When we got married, I had stars and hope in my eyes. I was sure this was going to be easy, that I'd have a baby within a year or so. Now I'm looking at what is probably the end of my journey towards a child without ever getting the chance to try. It hurts. It hurts so much I can't breathe at times. It hurts so much that at times, I can't even cry. Other times, the tears fall unbidden at the site of something as innocent as a baby bootie left behind by a child who doesn't like to keep their feet covered. Seeing J's baby sister is a knife of unimaginable pain. I wish so much that we had been the ones to give her a sibling, to bring a new life into the world.
One of my co-workers who knows about our struggles has an infant son. She is of the well-meaning but clueless camp. She likes to tell me about how all I need to do is relax and I'll get pregnant so quick I won't believe how easy it was. When I try to explain that there are medical reasons that I'm unable to conceive, she tells me that the doctors are wrong and I should just be more at ease with myself. Ah, if only that were the key to all of our struggles, ignore the doctors and relax. Just think of how easily infertility could be cured!

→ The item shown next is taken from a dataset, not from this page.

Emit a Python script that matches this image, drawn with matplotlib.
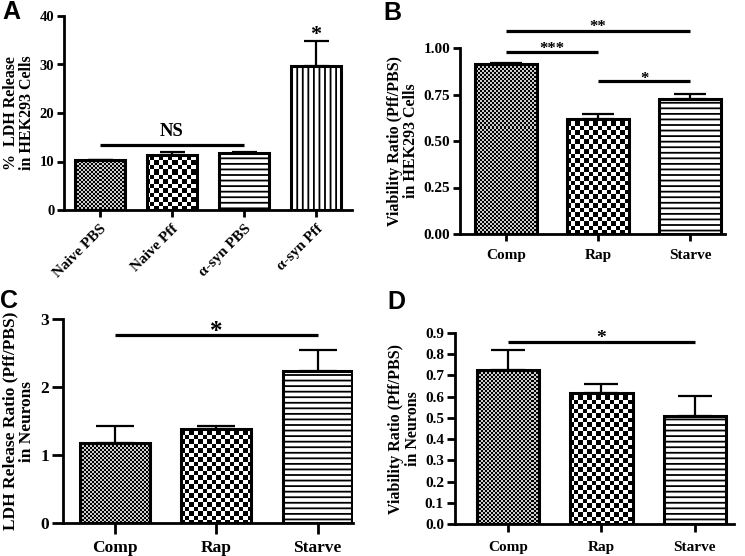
import numpy as np
import matplotlib
matplotlib.use("Agg")
import matplotlib.pyplot as plt

plt.rcParams['font.family'] = ['Liberation Serif', 'DejaVu Serif']
plt.rcParams['font.weight'] = 'bold'
plt.rcParams['hatch.linewidth'] = 1.3

## Data ##
a_labels = ['Naive PBS', 'Naive Pff', 'α-syn PBS', 'α-syn Pff']
a_means = [10.3, 11.4, 11.7, 29.6]
a_sem = [0.0, 0.65, 0.3, 5.3]

b_labels = ['Comp', 'Rap', 'Starve']
b_means = [0.915, 0.62, 0.725]
b_sem = [0.005, 0.025, 0.03]

c_labels = ['Comp', 'Rap', 'Starve']
c_means = [1.17, 1.38, 2.24]
c_sem = [0.26, 0.05, 0.30]

d_labels = ['Comp', 'Rap', 'Starve']
d_means = [0.728, 0.615, 0.508]
d_sem = [0.09, 0.043, 0.095]

# patterns per bar
a_patterns = ['fine', 'checker', 'hlines', 'vlines']
bcd_patterns = ['fine', 'checker', 'hlines']

W, H = 745, 556
fig = plt.figure(figsize=(W / 100, H / 100), dpi=100)


def make_axes(left, top, right, bottom):
    # pixel box -> figure fraction
    return fig.add_axes([left / W, 1 - bottom / H, (right - left) / W, (bottom - top) / H])


def fill_pattern(ax, bar, kind):
    x0, y0 = bar.get_x(), bar.get_y()
    w, h = bar.get_width(), bar.get_height()
    (px0, py0), (px1, py1) = ax.transData.transform([(x0, y0), (x0 + w, y0 + h)])
    # snap image to whole pixels so the pattern maps 1:1 onto the screen
    px0, py0 = np.floor(px0) - 1, np.floor(py0) - 1
    px1, py1 = np.ceil(px1) + 1, np.ceil(py1) + 1
    wpx, hpx = int(px1 - px0), int(py1 - py0)
    (ex0, ey0), (ex1, ey1) = ax.transData.inverted().transform([(px0, py0), (px1, py1)])
    yy, xx = np.mgrid[0:hpx, 0:wpx]
    if kind == 'fine':
        arr = ((xx // 2 + yy // 2) % 2) * 0.8
    else:
        arr = (((xx * 2) // 9 + (yy * 2) // 9) % 2).astype(float)
    im = ax.imshow(arr, cmap='gray', vmin=0, vmax=1, extent=(ex0, ex1, ey0, ey1),
                   aspect='auto', interpolation='nearest', origin='lower', zorder=2)
    im.set_clip_path(bar)


def panel(ax, labels, means, sem, patterns, xlim, ylim, width, capsize, fs, ticklen=5):
    x = np.arange(len(labels))
    ax.set_xlim(*xlim)
    ax.set_ylim(*ylim)
    for i in range(len(labels)):
        kind = patterns[i]
        hatch = {'hlines': '---', 'vlines': '|||'}.get(kind)
        face = 'white' if hatch else 'none'
        bar = ax.bar(x[i], means[i], width=width, facecolor=face, edgecolor='black',
                     linewidth=2.2, hatch=hatch, zorder=3)[0]
        if hatch is None:
            fill_pattern(ax, bar, kind)
    ax.errorbar(x, means, yerr=[np.zeros(len(sem)), sem], fmt='none', ecolor='black',
                elinewidth=1.6, capsize=capsize, capthick=1.6, zorder=4)
    ax.set_xlim(*xlim)
    ax.set_ylim(*ylim)
    for s in ['top', 'right']:
        ax.spines[s].set_visible(False)
    for s in ['left', 'bottom']:
        ax.spines[s].set_linewidth(2.0)
    ax.tick_params(axis='both', direction='out', width=2.0, length=ticklen, labelsize=fs, pad=2)
    ax.set_xticks(x)
    ax.set_xticklabels(labels, fontweight='bold')
    for t in ax.get_yticklabels():
        t.set_fontweight('bold')
    return x


def sig(ax, x1, x2, y, text, ty, fs):
    ax.plot([x1, x2], [y, y], color='black', lw=2.3, clip_on=False, solid_capstyle='butt')
    ax.text((x1 + x2) / 2, ty, text, ha='center', va='center', fontsize=fs,
            fontweight='bold', clip_on=False)


## Panel A ##
axA = make_axes(64, 16, 352, 210)
xa = panel(axA, a_labels, a_means, a_sem, a_patterns, (-0.5, 3.5), (0, 40), 0.7, 9, 10.5)
axA.set_yticks([0, 10, 20, 30, 40])
for t in axA.get_xticklabels():
    t.set_rotation(45)
    t.set_ha('right')
    t.set_rotation_mode('anchor')
    t.set_fontsize(11)
axA.tick_params(axis='x', pad=4)
axA.set_ylabel('%  LDH Release\nin HEK293 Cells', fontsize=11.5, fontweight='bold',
               labelpad=3, linespacing=1.05)
sig(axA, xa[0], xa[2], 13.4, 'NS', 16.2, 13.5)
axA.text(xa[3], 36.0, '*', ha='center', va='center', fontsize=16, fontweight='bold')

## Panel B ##
axB = make_axes(460, 48, 725, 234)
xb = panel(axB, b_labels, b_means, b_sem, bcd_patterns, (-0.5, 2.38), (0, 1.0), 0.67, 11.5, 11)
axB.set_yticks([0, 0.25, 0.5, 0.75, 1.0])
axB.set_yticklabels(['0.00', '0.25', '0.50', '0.75', '1.00'], fontweight='bold')
axB.set_ylabel('Viability Ratio (Pff/PBS)\nin HEK293 Cells', fontsize=11.5, fontweight='bold',
               labelpad=3, linespacing=1.05)
axB.tick_params(axis='x', pad=6)
sig(axB, xb[0], xb[2], 1.089, '**', 1.115, 12)
sig(axB, xb[0], xb[1], 0.978, '***', 0.995, 12)
sig(axB, xb[1], xb[2], 0.82, '*', 0.835, 12)

## Panel C ##
axC = make_axes(63, 319, 353, 523)
xc = panel(axC, c_labels, c_means, c_sem, bcd_patterns, (-0.51, 2.35), (0, 3), 0.69, 13.5, 12.5,
           ticklen=8)
axC.set_yticks([0, 1, 2, 3])
axC.set_ylabel('LDH Release Ratio (Pff/PBS)\nin Neurons', fontsize=12.5, fontweight='bold',
               labelpad=4, linespacing=1.0)
axC.tick_params(axis='x', pad=4)
sig(axC, xc[0], xc[2], 2.76, '*', 2.81, 18)

## Panel D ##
axD = make_axes(455, 333, 734, 524)
xd = panel(axD, d_labels, d_means, d_sem, bcd_patterns, (-0.57, 2.42), (0, 0.9), 0.67, 12, 11,
           ticklen=6)
axD.set_yticks(np.arange(0, 0.95, 0.1))
axD.set_yticklabels([f'{v:.1f}' for v in np.arange(0, 0.95, 0.1)], fontweight='bold')
axD.set_ylabel('Viability Ratio (Pff/PBS)\nin Neurons', fontsize=11.5, fontweight='bold',
               labelpad=3, linespacing=1.05)
axD.tick_params(axis='x', pad=6)
sig(axD, xd[0], xd[2], 0.859, '*', 0.872, 14)

## Panel letters ##
for letter, px, py in [('A', 2, 0), ('B', 383, 1), ('C', 0, 289), ('D', 387, 290)]:
    fig.text(px / W, 1 - py / H, letter, ha='left', va='top', fontsize=18,
             fontweight='bold', family='Liberation Sans')

fig.savefig('out.png', dpi=100)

As I've said so many times before, I wish that it was easier for us, that the miscarriage all those years ago had not happened. I want a child that calls me Mom. The fact that it's very unlikely to happen hurts. I wonder what I did to deserve this, but I know that it's something that happens, that I didn't do anything to cause it. I know that by the time spring arrives here, my journey will have ended one way or another. It's coming and the knowledge it may end up childless hurts.